The grand jury subsequently handed down a No Bill decision against the officer who shot Nelson. “Did the police act wisely? I don’t think so,” said Freeman. “Did they act criminally? The grand jury said no.
“The standard of evidence for an indictment is so much higher. That is one of the real challenges of communicating this [to the public]. Our job is not to [ask], ‘Is the police procedure wise?’”
Freeman said that the reason Harteau is apparently being tight-lipped about the Franklin case is that “She is told legally not to” speak publicly about it by the City Attorney… We [do] know that two officers were shot with a police officer’s gun, and we know Mr. Franklin was shot. My purpose here is not to deny that.”
Nonetheless, when asked to confirm the speculation that Franklin was shot at least six times, “There are about six of us who have seen anything of that file,” Freeman responded. “I would swear to the Good Lord that I haven’t said anything to a newspaper. But I know there are people who don’t believe that.”
Freeman, however, didn’t rule out the possibility that someone in the MPD spoke to a reporter. “[Local reporters] have all sorts of contacts that tell you all sorts of things. You keep asking until somebody tells you [something]. I’m sure there is a cop down there someplace who [talked to a reporter].
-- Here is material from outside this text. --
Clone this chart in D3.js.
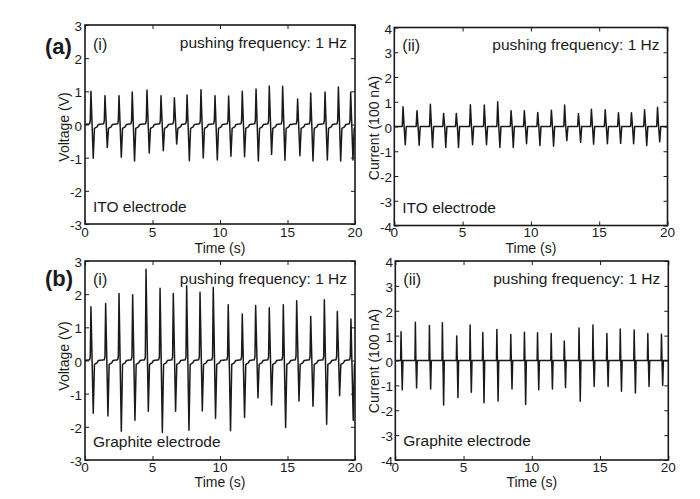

“I’ve read the same police report [story] about shots in the back of the head, and that troubles me. I can answer this — there are no leaks in this office,” said Freeman.
Given the fact of several deaths of Black men over the years at the hands of Minneapolis police, as well as numerous excessive force lawsuits that cost the City millions in settlements, the current angst, fear, suspicions, and lack of confidence among many Blacks is understandable. Freeman asked for patience as the Franklin death is being investigated.
“The time I’m spending with you, we’re trying to tell [the community] that…this is an important thing and I want to share [as much information] as best I can,” he reiterated. “The public is deeply concerned, especially the African American [community].”
While some are comparing what happened to Franklin to the Trayvon Martin death a year ago last February, “They are totally different,” Freeman argued. “Trayvon Martin was killed by a vigilante. The only parallel tragically is two young African American males died as the result of gun violence. Both of them are tragedies, but legally totally different.
“Good people can disagree with this, but police officers never shoot their gun unless [they] fear for [their] life, your life or someone else’s. No shoot-to-cripple, but shoot-to-kill. That is what they do,” explained the attorney.
As for the two recent incidents involving Minneapolis officers using racist and offensive language in Green Bay, Wisconsin and Apple Valley, “Do we condone that? Absolutely not,” said Freeman, who pointed out that although what was done was wrong, “right now [it] isn’t criminal. The issues of racism in the MPD also are separate from Terrance Franklin.”
Freeman said he’d work with Harteau in an effort to improve her department’s culture: “I’m prepared to help whenever I’m asked,” he said.
The Hennepin County Attorney also said he is willing to meet with Black community residents and leaders to discuss how trust and confidence in the justice system can be restored. “Right now, I have to make sure that the [evidence] is completely and fairly presented to the grand jury. That’s what we are obligated to do.”
He pointed out that even if the final outcome is unfavorable to many, “We have to treat [the Franklin shooting] according to law, the same way as if it was a Black cop [who] shot a White kid,” said the attorney. “After the grand jury is done, then I can meet with citizens to try to figure out how to make it better.”